The United States should push back against Russian aggression and not play into Putin’s strategy to weaken relationships between the United States and European countries, according to Kasich. He also said Brexit was bad for the United States because Britain’s voice in European security affairs would now be weakened.
“Who was the happiest man in the world with the Brexit? Vladimir Putin!” he said. “I’m concerned about Russian aggression.”
The Kasich and Trump teams have been trading barbs about Russia and Ukraine all week. On Monday, Kasich’s former campaign manager John Weaver referenced on Twitter the fact that Trump campaign chairman Paul Manafort lobbied for the Russian-backed former president of Ukraine, Viktor Yanukovych.
Lastly, Kasich defended the Trans-Pacific Partnership and free trade deals in general, the last in a long line of criticisms of the foreign policy planks Trump has based his campaign on.
“Trade is not only an economic issue, but when I look at TPP, I don’t think we can afford to walk away from all our friends in Asia,” he said. “Trade is not just an issue of economics, it’s an issue of global security.”
Sen.
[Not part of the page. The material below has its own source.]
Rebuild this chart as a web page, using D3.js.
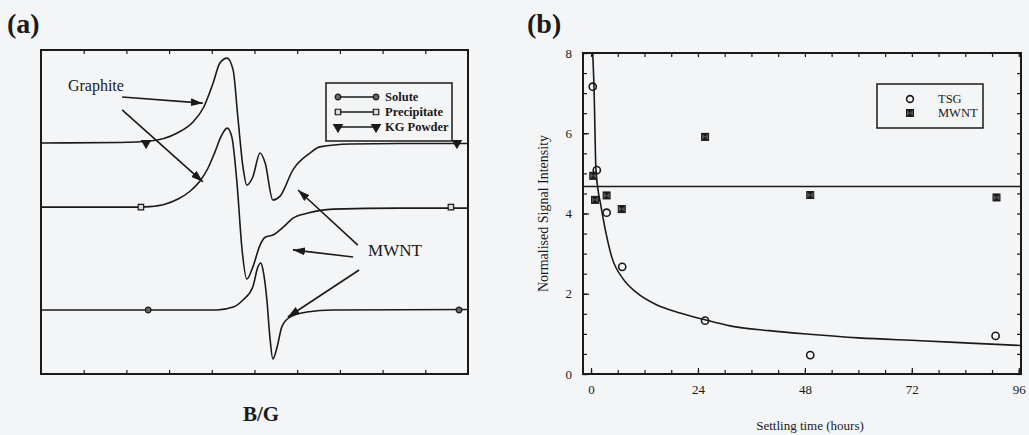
<!DOCTYPE html>
<html>
<head>
<meta charset="utf-8">
<script src="https://cdnjs.cloudflare.com/ajax/libs/d3/7.8.5/d3.min.js"></script>
<style>
body { margin: 0; background: #f4f5f7; }
svg { display: block; }
text { font-family: "Liberation Serif", "Times New Roman", serif; fill: #1a1a1a; }
</style>
</head>
<body>
<svg width="1029" height="435"></svg>
<script>
// ---- panel (a): EPR spectra, field in arbitrary units, intensity relative to baseline
const fieldKG = [0, 18.5, 25.5, 31.9, 35.6, 38.0, 40.3, 41.9, 43.6, 45.0, 46.1, 47.3, 48.2, 49.6, 51.3, 52.5, 54.3, 56.0, 59.0, 63.0, 65.3, 72.4, 84.1, 100]
const kgPowder = [0, 0.15, 0.6, 3.1, 6.5, 10.8, 18.5, 24.7, 26.2, 22.5, 8.0, -7.4, -13.0, -10.5, -3.1, -6.2, -17.6, -16.4, -8.3, -3.1, -1.2, -0.3, -0.15, -0.15]
const fieldPrec = [0, 23.2, 25.5, 29.0, 32.1, 34.9, 37.2, 39.1, 40.7, 42.2, 43.6, 44.7, 45.9, 47.1, 48.2, 49.6, 51.3, 52.5, 54.3, 56.7, 59.0, 62.3, 68.4, 84.1, 100]
const precipitate = [0, 0, 0.15, 0.9, 2.5, 4.9, 8.0, 12.0, 16.9, 21.9, 24.4, 21.6, 7.4, -13.3, -22.2, -18.5, -11.7, -9.3, -8.6, -6.2, -3.4, -1.9, -0.6, -0.3, -0.3]
const fieldSolute = [0, 41.2, 45.0, 47.3, 49.6, 50.8, 51.5, 52.0, 52.9, 53.6, 54.3, 55.3, 56.4, 58.3, 62.3, 68.4, 100]
const solute = [0, 0, 0.9, 3.1, 7.1, 13.3, 14.5, 12.3, 3.1, -8.3, -15.1, -11.4, -5.2, -2.2, -0.6, 0, 0.15]
const spectraNames = ["Solute", "Precipitate", "KG Powder"]
const spectraOffsets = [19.75, 51.5, 71.3]
const markerFields = [[25.1, 97.9], [23.4, 96.0], [24.6, 97.4]]

// ---- panel (b): signal vs settling time
const tsgTime = [0.38, 1.3, 3.5, 7.0, 25.6, 49.2, 90.8]
const tsgSignal = [7.16, 5.08, 4.02, 2.67, 1.33, 0.47, 0.95]
const mwntTime = [0.5, 0.9, 3.5, 6.9, 25.6, 49.2, 91]
const mwntSignal = [4.94, 4.34, 4.45, 4.11, 5.91, 4.46, 4.40]
const fitTime = [0.38, 0.67, 1.1, 1.5, 2.2, 3.2, 4.7, 7.2, 10.3, 14.8, 20, 25.6, 31.2, 40, 49, 60, 74, 85, 96.5]
const fitSignal = [8.0, 7.15, 5.1, 4.65, 4.2, 3.6, 2.9, 2.37, 2.02, 1.72, 1.52, 1.35, 1.2, 1.08, 0.99, 0.9, 0.83, 0.77, 0.71]
const mwntLevel = 4.67
const xTicks = [0, 24, 48, 72, 96]
const yTicks = [0, 2, 4, 6, 8]

const svg = d3.select("svg")
const ink = "#1a1a1a"

svg.append("defs").append("marker")
	.attr("id", "arrow").attr("viewBox", "0 0 12 8").attr("refX", 12).attr("refY", 4)
	.attr("markerWidth", 12).attr("markerHeight", 8).attr("markerUnits", "userSpaceOnUse")
	.attr("orient", "auto")
	.append("path").attr("d", "M0,0L12,4L0,8z").attr("fill", ink)

function frame(g, x0, y0, x1, y1) {
	g.append("path")
		.attr("d", `M${x0},${y0}H${x1}V${y1}H${x0}Z`)
		.style("fill", "none").style("stroke", ink).style("stroke-width", "2px")
}

// ================= panel (a)
const xA = d3.scaleLinear().domain([0, 100]).range([41, 468])
const yA = d3.scaleLinear().domain([0, 100]).range([374, 50])
const gA = svg.append("g").attr("class", "panelA")

svg.append("text").attr("x", 7).attr("y", 33).attr("font-size", 28).attr("font-weight", "bold").text("(a)")

const tickA = d3.range(10, 100, 10)
gA.append("g").attr("transform", "translate(0,50)")
	.call(d3.axisTop(xA).tickValues(tickA).tickSizeInner(-4).tickSizeOuter(0).tickFormat(""))
	.call(g => g.select(".domain").remove())
gA.append("g").attr("transform", "translate(0,374)")
	.call(d3.axisBottom(xA).tickValues(tickA).tickSizeInner(-4).tickSizeOuter(0).tickFormat(""))
	.call(g => g.select(".domain").remove())
gA.selectAll(".tick line").style("stroke", ink).style("stroke-width", "1.2px")

const spectra = [
	{ field: fieldSolute, value: solute },
	{ field: fieldPrec, value: precipitate },
	{ field: fieldKG, value: kgPowder }
]
const symbols = [
	{ type: d3.symbolCircle, size: 26, fill: "#666", rot: 0 },
	{ type: d3.symbolSquare, size: 30, fill: "#ddd", rot: 0 },
	{ type: d3.symbolTriangle, size: 32, fill: ink, rot: 180 }
]

spectra.forEach((s, k) => {
	const line = d3.line()
		.x((d, i) => xA(s.field[i]))
		.y(d => yA(spectraOffsets[k] + d))
		.curve(d3.curveMonotoneX)
	gA.append("path").datum(s.value).attr("d", line)
		.attr("fill", "none").attr("stroke", ink).attr("stroke-width", 1.6)
	markerFields[k].forEach(f => {
		gA.append("path")
			.attr("d", d3.symbol().type(symbols[k].type).size(symbols[k].size))
			.attr("transform", `translate(${xA(f)},${yA(spectraOffsets[k])}) rotate(${symbols[k].rot})`)
			.attr("fill", symbols[k].fill).attr("stroke", ink).attr("stroke-width", 1.2)
	})
})

// annotations (a)
const arrowsA = [
	[19.0, 85.5, 37.9, 83.6],
	[19.0, 81.5, 37.9, 59.3],
	[74.2, 39.8, 60.2, 56.8],
	[73.1, 36.1, 59.0, 38.3],
	[74.5, 32.1, 57.8, 17.6]
]
gA.selectAll(".arr").data(arrowsA).enter().append("line")
	.attr("x1", d => xA(d[0])).attr("y1", d => yA(d[1]))
	.attr("x2", d => xA(d[2])).attr("y2", d => yA(d[3]))
	.attr("stroke", ink).attr("stroke-width", 1.6).attr("marker-end", "url(#arrow)")
gA.append("text").attr("x", xA(6.3)).attr("y", yA(89.2)).attr("dy", "0.35em")
	.attr("font-size", 16).text("Graphite")
gA.append("text").attr("x", xA(76.6)).attr("y", yA(38.3)).attr("dy", "0.35em")
	.attr("font-size", 17).text("MWNT")

// legend (a)
const legA = gA.append("g").attr("transform", "translate(326,83)")
legA.append("rect").attr("width", 126).attr("height", 58).attr("fill", "none").attr("stroke", ink).attr("stroke-width", 1.5)
spectraNames.forEach((n, k) => {
	const y = 14 + k * 15
	legA.append("line").attr("x1", 12).attr("x2", 50).attr("y1", y).attr("y2", y).attr("stroke", ink).attr("stroke-width", 1.5)
	;[12, 50].forEach(x => legA.append("path")
		.attr("d", d3.symbol().type(symbols[k].type).size(symbols[k].size))
		.attr("transform", `translate(${x},${y}) rotate(${symbols[k].rot})`)
		.attr("fill", symbols[k].fill).attr("stroke", ink).attr("stroke-width", 1.2))
	legA.append("text").attr("x", 59).attr("y", y).attr("dy", "0.35em").attr("font-size", 12.5)
		.attr("font-weight", "bold").text(n)
})

frame(gA, xA(0), yA(100), xA(100), yA(0))

svg.append("text").attr("x", 261).attr("y", 421).attr("text-anchor", "middle")
	.attr("font-size", 21).attr("font-weight", "bold").text("B/G")

// ================= panel (b)
const xB = d3.scaleLinear().domain([-1.8, 96.5]).range([583, 1021])
const yB = d3.scaleLinear().domain([0, 8]).range([374, 53])
const gB = svg.append("g").attr("class", "panelB")

svg.append("text").attr("x", 527).attr("y", 33).attr("font-size", 28).attr("font-weight", "bold").text("(b)")

gB.append("defs").append("clipPath").attr("id", "clipB")
	.append("rect").attr("x", 583).attr("y", 53).attr("width", 438).attr("height", 321)

const minorX = d3.range(0, 97, 6)
const minorY = d3.range(0, 8.01, 0.5)
const axisStyle = g => {
	g.select(".domain").remove()
	g.selectAll(".tick line").style("stroke", ink).style("stroke-width", "1.2px")
	g.selectAll(".tick text").attr("font-family", "Liberation Serif, serif").attr("font-size", 13).attr("fill", ink)
}
gB.append("g").attr("transform", "translate(0,374)")
	.call(d3.axisBottom(xB).tickValues(minorX).tickSizeInner(-4).tickSizeOuter(0).tickFormat("")).call(axisStyle)
gB.append("g").attr("transform", "translate(0,374)")
	.call(d3.axisBottom(xB).tickValues(xTicks).tickSizeInner(-6).tickSizeOuter(0).tickPadding(11)).call(axisStyle)
gB.append("g").attr("transform", "translate(0,53)")
	.call(d3.axisTop(xB).tickValues(minorX).tickSizeInner(-4).tickSizeOuter(0).tickFormat("")).call(axisStyle)
gB.append("g").attr("transform", "translate(583,0)")
	.call(d3.axisLeft(yB).tickValues(minorY).tickSizeInner(-4).tickSizeOuter(0).tickFormat("")).call(axisStyle)
gB.append("g").attr("transform", "translate(583,0)")
	.call(d3.axisLeft(yB).tickValues(yTicks).tickSizeInner(-6).tickSizeOuter(0).tickPadding(11)).call(axisStyle)
gB.append("g").attr("transform", "translate(1021,0)")
	.call(d3.axisRight(yB).tickValues(minorY).tickSizeInner(-4).tickSizeOuter(0).tickFormat("")).call(axisStyle)

gB.append("line").attr("x1", 583).attr("x2", 1021).attr("y1", yB(mwntLevel)).attr("y2", yB(mwntLevel))
	.attr("stroke", ink).attr("stroke-width", 1.5)

const fitLine = d3.line().x((d, i) => xB(fitTime[i])).y(d => yB(d)).curve(d3.curveMonotoneX)
gB.append("path").datum(fitSignal).attr("d", fitLine).attr("clip-path", "url(#clipB)")
	.attr("fill", "none").attr("stroke", ink).attr("stroke-width", 1.6)

const mwntSym = "M-3.5,-3.5L3.5,-3.5L-3.5,3.5L3.5,3.5Z"
function drawMwnt(g, x, y) {
	g.append("rect").attr("x", x - 3.5).attr("y", y - 3.5).attr("width", 7).attr("height", 7)
		.attr("fill", "#555").attr("stroke", ink).attr("stroke-width", 1)
	g.append("path").attr("d", mwntSym).attr("transform", `translate(${x},${y})`).attr("fill", ink)
}
mwntSignal.forEach((v, i) => drawMwnt(gB, xB(mwntTime[i]), yB(v)))
gB.selectAll(".tsg").data(tsgSignal).enter().append("circle")
	.attr("cx", (d, i) => xB(tsgTime[i])).attr("cy", d => yB(d)).attr("r", 3.6)
	.attr("fill", "none").attr("stroke", ink).attr("stroke-width", 1.6)

// legend (b)
const legB = gB.append("g").attr("transform", "translate(877,84)")
legB.append("rect").attr("width", 106).attr("height", 44).attr("fill", "none").attr("stroke", ink).attr("stroke-width", 1.5)
legB.append("circle").attr("cx", 33).attr("cy", 15).attr("r", 3.4).attr("fill", "none").attr("stroke", ink).attr("stroke-width", 1.6)
drawMwnt(legB, 33, 29)
legB.append("text").attr("x", 61).attr("y", 15).attr("dy", "0.35em").attr("font-size", 12.5).text("TSG")
legB.append("text").attr("x", 61).attr("y", 29).attr("dy", "0.35em").attr("font-size", 12.5).text("MWNT")

frame(gB, 583, 53, 1021, 374)

gB.append("text").attr("transform", `translate(548,${yB(4)}) rotate(-90)`).attr("text-anchor", "middle")
	.attr("font-size", 14).text("Normalised Signal Intensity")
gB.append("text").attr("x", 810).attr("y", 430).attr("text-anchor", "middle")
	.attr("font-size", 13).text("Settling time (hours)")
</script>
</body>
</html>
Marco Rubio (R-Fla.) was still feigning optimism about Trump’s foreign policy Tuesday afternoon when CNN’s Jake Tapper asked him about Trump’s coziness with Russia. Rubio said he disagreed with Trump but perhaps Trump will evolve if elected president.
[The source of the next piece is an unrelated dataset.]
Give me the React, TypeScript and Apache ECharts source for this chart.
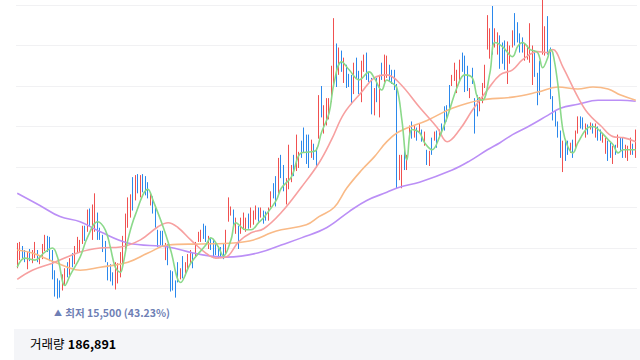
import React, { useEffect, useRef } from "react";
import * as echarts from "echarts";

// [open, close, low, high]
const candles: number[][] = [
  [17300,18050,17000,18250],[17500,18200,17400,18300],[18000,17600,17500,18100],[17750,17450,17300,17900],
  [17100,17650,16950,17800],[17850,17500,17350,17950],[17400,17800,17250,17900],[17650,18200,17500,18300],
  [17750,17450,17300,17900],[17300,17550,17200,17650],[17600,18100,17450,18200],[18000,18550,17850,18650],
  [18500,17950,17800,18600],[18400,17500,17350,18550],[17550,16600,16450,17900],[16600,15800,15600,16900],
  [16250,15600,15500,16500],[16200,15700,15550,16400],[16050,16550,15900,16700],[16300,16900,16150,17000],
  [17100,16700,16550,17300],[16800,17350,16650,17500],[17600,17150,17050,17750],[17300,18000,17200,18100],
  [17850,18450,17750,18550],[17900,18300,17800,18400],[18300,19000,18200,19100],[19000,18500,18350,19100],
  [18900,19800,18800,19900],[19850,19150,19050,19950],[18500,20000,18400,20150],[18900,19800,18800,20700],
  [19650,18500,18400,19750],[18900,18500,18400,19000],[18550,17900,17800,18650],[18250,17400,17300,18350],
  [17150,16500,16400,17300],[17000,16500,16350,17200],[16650,16250,16150,16800],[16100,17100,15950,17300],
  [16400,17100,16250,17250],[16800,17650,16550,17800],[17300,18400,17200,18600],[18000,19500,17850,19700],
  [19150,20350,19000,20500],[19650,20500,19500,20650],[21350,20000,19850,21500],[20450,21350,20350,21600],
  [21550,20850,20700,21650],[20600,21450,20500,21600],[21500,20950,20750,21650],[21350,20750,20600,21550],
  [21100,20600,20450,21250],[20250,20650,20100,20750],[20450,19800,19700,20550],[19850,19150,19000,20000],
  [18800,18150,18050,18900],[18750,18300,18150,18850],[18750,18250,18100,18850],[17500,18100,17400,18250],
  [18050,17300,17150,18200],[16700,15950,15850,16900],[16700,16050,15900,16850],[16250,15600,15550,16400],
  [17150,16400,16300,17300],[16600,16900,16450,17000],[17450,16600,16500,17600],[16800,17150,16650,17300],
  [17000,17550,16900,17700],[17300,17800,17200,17900],[17600,17100,17000,17750],[17650,18200,17550,18300],
  [18400,18700,18300,18800],[18400,18800,18300,18900],[19100,18550,18450,19200],[19000,18400,18300,19100],
  [18050,18500,17950,18600],[18400,18000,17900,18500],[18350,17600,17500,18450],[18100,17750,17650,18200],
  [18000,17600,17500,18100],[17950,17650,17550,18050],[18100,17600,17450,18200],[17800,18800,17700,18900],
  [19500,20350,19300,20500],[19700,20000,19600,20050],[19800,19100,19000,19900],[18800,19400,18700,19500],
  [19000,18100,17950,19100],[18800,19400,18700,19500],[19000,19650,18900,19750],[18900,19400,18800,19500],
  [19600,19100,18950,19700],[19150,19900,19000,20000],[19300,19750,19150,19850],[19550,20000,19400,20100],
  [19900,19400,19300,20000],[19600,19900,19500,20000],[19750,19300,19200,19850],[19700,19450,19350,19800],
  [19450,19900,19350,20000],[20050,20700,20000,20800],[21100,20550,20450,21200],[21450,20150,20050,21550],
  [20850,22350,20700,22450],[22500,21550,21450,22600],[22000,20950,20800,22100],[20250,21350,20150,21450],
  [21050,23000,20900,23100],[21350,22000,21250,22100],[22500,21650,21550,22600],[21950,23500,21800,23600],
  [22050,22650,21950,22750],[23200,22550,22450,23300],[23850,22800,22700,23950],[23500,22250,22150,23600],
  [23500,22050,21950,23600],[22550,23250,22450,23350],[23050,22450,22350,23150],[22850,22050,21950,22950],
  [23550,25450,23400,25550],[25900,24600,24450,26000],[23800,24950,23650,25050],[24200,25300,24050,25400],
  [24500,25300,24350,25400],[25350,26900,25200,27000],[26800,29000,26050,29350],[28000,26100,25950,28100],
  [26700,27800,26550,27900],[27650,26850,26700,27750],[26300,27300,26150,27400],[26950,26000,25900,27050],
  [26500,26100,25950,26600],[26450,25250,25100,26550],[25750,27050,25600,27150],[27300,26500,26400,27400],
  [26650,25750,25600,26750],[25350,27150,25200,27250],[26850,27450,26700,27550],[27550,26450,26300,27650],
  [26600,26300,26200,26700],[26300,24750,24600,26400],[24700,25800,24550,25900],[26300,25350,25200,26400],
  [24600,26450,24450,26550],[27050,26450,26300,27150],[26350,27450,26200,27550],[26500,27450,26400,27500],
  [26950,26350,26250,27050],[26700,26200,26100,26800],[26700,25950,25800,26800],[26000,21100,20950,26100],
  [21500,22500,21350,22600],[21050,22500,20950,22600],[22750,22000,21850,22850],[21950,22500,21850,22600],
  [23550,24000,23400,24050],[24150,23550,23400,24250],[23550,24000,23450,24050],[23850,23400,23300,23950],
  [23800,24050,23700,24150],[23750,23400,23250,23850],[23150,23650,23050,23750],[22750,22250,22100,22850],
  [22150,22700,22050,22800],[23350,22700,22600,23450],[23400,23650,23300,23750],[23700,23050,22950,23800],
  [23550,23750,23450,23850],[24050,23750,23650,24150],[24900,23900,23800,25000],[24950,24350,24250,25050],
  [25950,25000,24900,26050],[26100,26450,26000,26550],[26350,27050,26250,27150],[25750,26700,25650,26800],
  [26350,27200,26250,27300],[27550,26850,26700,27650],[27400,25850,25700,27500],[26900,25850,25750,27000],
  [25500,25800,25400,25900],[26800,26200,26100,26900],[25300,23750,23650,25400],[25450,24600,24500,25550],
  [24850,25350,24750,25450],[25250,26050,25150,26150],[26000,26950,25900,27050],[27950,29400,27800,29500],
  [27500,28750,27350,28850],[29850,27700,27550,29950],[28000,28750,27900,28850],[27700,28550,27550,28650],
  [28400,27000,26850,28500],[28050,27200,27100,28150],[28150,26950,26800,28250],[26250,28100,26100,28200],
  [27200,27950,27100,28000],[28000,28650,27900,28750],[29500,28150,28000,29600],[29050,28250,28150,29150],
  [28500,27750,27650,28600],[28300,27750,27650,28400],[27350,28000,27250,28100],[27400,27950,27300,28000],
  [27250,29000,27150,29100],[26200,27950,26050,28000],[27650,26600,26450,27750],[26550,25200,25050,26650],
  [27150,25700,25550,27250],[27700,30100,27550,30350],[27600,28850,27500,28950],[29350,27700,27550,29450],
  [27800,25500,25350,27900],[25400,24450,24300,25500],[24700,24100,24000,24800],[24150,23550,23450,24250],
  [23700,22550,22450,23800],[22350,23200,21750,23300],[23250,22400,22300,23350],[23200,22700,22600,23300],
  [22800,23100,22700,23200],[23250,22550,22450,23350],[23050,23700,22950,23800],[23750,24400,23650,24500],
  [24400,24000,23900,24500],[24350,23950,23850,24450],[23550,24050,23450,24150],[24000,23700,23600,24100],
  [23950,24100,23850,24200],[24050,23750,23650,24150],[23550,24050,23450,24150],[23950,23400,23300,24000],
  [23750,23400,23300,23850],[23300,23550,23200,23650],[22750,23350,22650,23450],[23200,22400,22300,23300],
  [23100,22550,22450,23200],[22250,22950,22150,23050],[23000,22700,22600,23100],[23050,23500,22950,23600],
  [23350,22900,22800,23450],[23350,22550,22450,23450],[22550,23000,22450,23100],[22400,22950,22300,23050],
  [22700,23350,22600,23450],[23050,22700,22600,23150],[22600,23750,22450,23850],
];

const categories: string[] = candles.map((_, i) => String(i));

// moving averages: [candle index, price]
const ma5: number[][] = [
  [0,17050],[3,17500],[7,17400],[11,17800],[14,18000],[16,17550],[19,16150],[21,16650],[25,17550],[28,18550],
  [32,19300],[35,18900],[37,18050],[39,17050],[41,16800],[42,17150],[44,18400],[47,19650],[52,20900],[54,20350],
  [58,19050],[61,17900],[65,16300],[69,17250],[75,18150],[77,18500],[80,18050],[82,17600],[85,18400],[87,19250],
  [91,18900],[93,18900],[96,19250],[98,19500],[103,20350],[105,20950],[109,21500],[113,22700],[117,22750],[119,22850],
  [121,23700],[124,24650],[126,26150],[129,27200],[132,26800],[136,26300],[140,26700],[142,26400],[145,25800],[147,26300],
  [149,26150],[151,25900],[153,24300],[155,22350],[157,23850],[160,23700],[162,23200],[165,22850],[168,23500],[171,24450],
  [175,25950],[178,26550],[181,26400],[183,25450],[185,25300],[188,26650],[190,28150],[193,27950],[197,27450],[199,27950],
  [201,28150],[204,27800],[207,27650],[209,26900],[211,27400],[212,27800],[213,27650],[215,26100],[217,23850],[219,23000],
  [221,22700],[223,23200],[227,23950],[229,24000],[232,23750],[235,23350],[237,23100],[239,22700],[241,22850],[243,22850],
  [246,22850],
];
const ma20: number[][] = [
  [0,16450],[6,16900],[14,17250],[25,17800],[33,18000],[41,18050],[49,18400],[56,19050],[60,19250],[64,19000],
  [69,18400],[75,17750],[79,17500],[83,17550],[88,18300],[93,18750],[98,18950],[105,19750],[113,21000],[120,22200],
  [125,23350],[130,24650],[137,25700],[142,26400],[147,26550],[152,26150],[160,24950],[167,23950],[171,23250],[176,23850],
  [181,24800],[187,25800],[192,26550],[197,26800],[201,27300],[207,27700],[211,27650],[213,27800],[217,26950],[223,25450],
  [227,24650],[232,24050],[237,23500],[241,23450],[246,23250],
];
const ma60: number[][] = [
  [0,17900],[6,17750],[13,17400],[20,17050],[25,16900],[33,17050],[44,17300],[52,17750],[60,18150],[73,18200],
  [86,18250],[94,18400],[101,18750],[105,18900],[115,19150],[120,19550],[126,20000],[131,20950],[137,21850],[142,22500],
  [147,23250],[152,23750],[163,24300],[173,24900],[184,25300],[197,25450],[207,25700],[215,25950],[223,25850],[229,25950],
  [235,25850],[240,25550],[246,25300],
];
const ma120: number[][] = [
  [0,20700],[9,20100],[17,19550],[25,19300],[33,18800],[44,18250],[60,18050],[70,17750],[77,17600],[83,17550],
  [89,17600],[97,17800],[105,18150],[113,18500],[123,19000],[132,19800],[139,20350],[147,20750],[152,21000],[160,21250],
  [173,21850],[180,22300],[187,22850],[192,23200],[197,23600],[204,24050],[211,24550],[216,24900],[223,25100],[231,25300],
  [240,25300],[246,25250],
];

const yMin = 14000;
const yMax = 30000;
const yInterval = 2000;

const lowIndex = 16;
const lowPrice = 15500;
const lowText = "최저 15,500 (43.23%)";
const volumeLabel = "거래량";
const volumeValue = "186,891";

const FONT = '"Noto Sans CJK KR", "Noto Sans", sans-serif';

export default function App() {
  const ref = useRef<HTMLDivElement>(null);
  useEffect(() => {
    if (!ref.current) return;
    const chart = echarts.init(ref.current, undefined, { renderer: "svg" });
    const lineSeries = (data: number[][], color: string, z: number) => ({
      type: "line",
      xAxisIndex: 1,
      data,
      smooth: 0.4,
      symbol: "none",
      z,
      lineStyle: { color, width: 1.6 },
    });
    chart.setOption({
      animation: false,
      grid: { left: 16, right: 3, top: 5, bottom: 31 },
      xAxis: [
        { type: "category", data: categories, boundaryGap: true, show: false },
        { type: "value", min: -0.5, max: candles.length - 0.5, show: false },
      ],
      yAxis: {
        type: "value",
        min: yMin,
        max: yMax,
        interval: yInterval,
        axisLabel: { show: false },
        axisLine: { show: false },
        axisTick: { show: false },
        splitLine: { lineStyle: { color: "#f1f1f3", width: 1 } },
      },
      series: [
        {
          type: "candlestick",
          data: candles,
          barWidth: 1.2,
          clip: false,
          z: 2,
          itemStyle: {
            color: "#f58585",
            color0: "#5aa6f2",
            borderColor: "#f05050",
            borderColor0: "#2b88ec",
            borderWidth: 1,
          },
          markPoint: {
            symbol: "circle",
            symbolSize: 1,
            itemStyle: { color: "rgba(0,0,0,0)" },
            data: [{ coord: [lowIndex, lowPrice] }],
            label: {
              show: true,
              position: [-3, 8],
              align: "left",
              verticalAlign: "top",
              formatter: "{t|▲} {a|" + lowText + "}",
              rich: {
                t: { fontSize: 8, color: "#6f7fb5", fontFamily: FONT },
                a: { fontSize: 10.5, color: "#6f7fb5", fontFamily: FONT, fontWeight: 600 },
              },
            },
          },
        },
        lineSeries(ma120, "#bb8ff6", 3),
        lineSeries(ma60, "#f9ba87", 4),
        lineSeries(ma20, "#f7a0a0", 5),
        lineSeries(ma5, "#8bd98a", 6),
      ],
      graphic: [
        {
          type: "rect",
          z: 100,
          shape: { x: 14, y: 329, width: 626, height: 31 },
          style: { fill: "#f4f5f8" },
        },
        {
          type: "text",
          z: 101,
          x: 30,
          y: 343,
          style: {
            text: "{a|" + volumeLabel + "} {b|" + volumeValue + "}",
            verticalAlign: "middle",
            rich: {
              a: { fontSize: 12.5, color: "#333333", fontFamily: FONT },
              b: { fontSize: 12.5, color: "#111111", fontFamily: FONT, fontWeight: "bold" },
            },
          },
        },
      ],
    });
    return () => chart.dispose();
  }, []);
  return (
    <div
      ref={ref}
      style={{ position: "fixed", left: 0, top: 0, width: 640, height: 360, background: "#ffffff" }}
    />
  );
}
“My hope is that when Donald Trump gets there, that he changes his opinion on things based on information that he has access to that he doesn’t have access to now,” said Rubio.
But Trump and his campaign have been very clear that their foreign policy agenda is based on what they truly believe and will not change if he’s elected president. What would change is the fundamental national security stance of the GOP.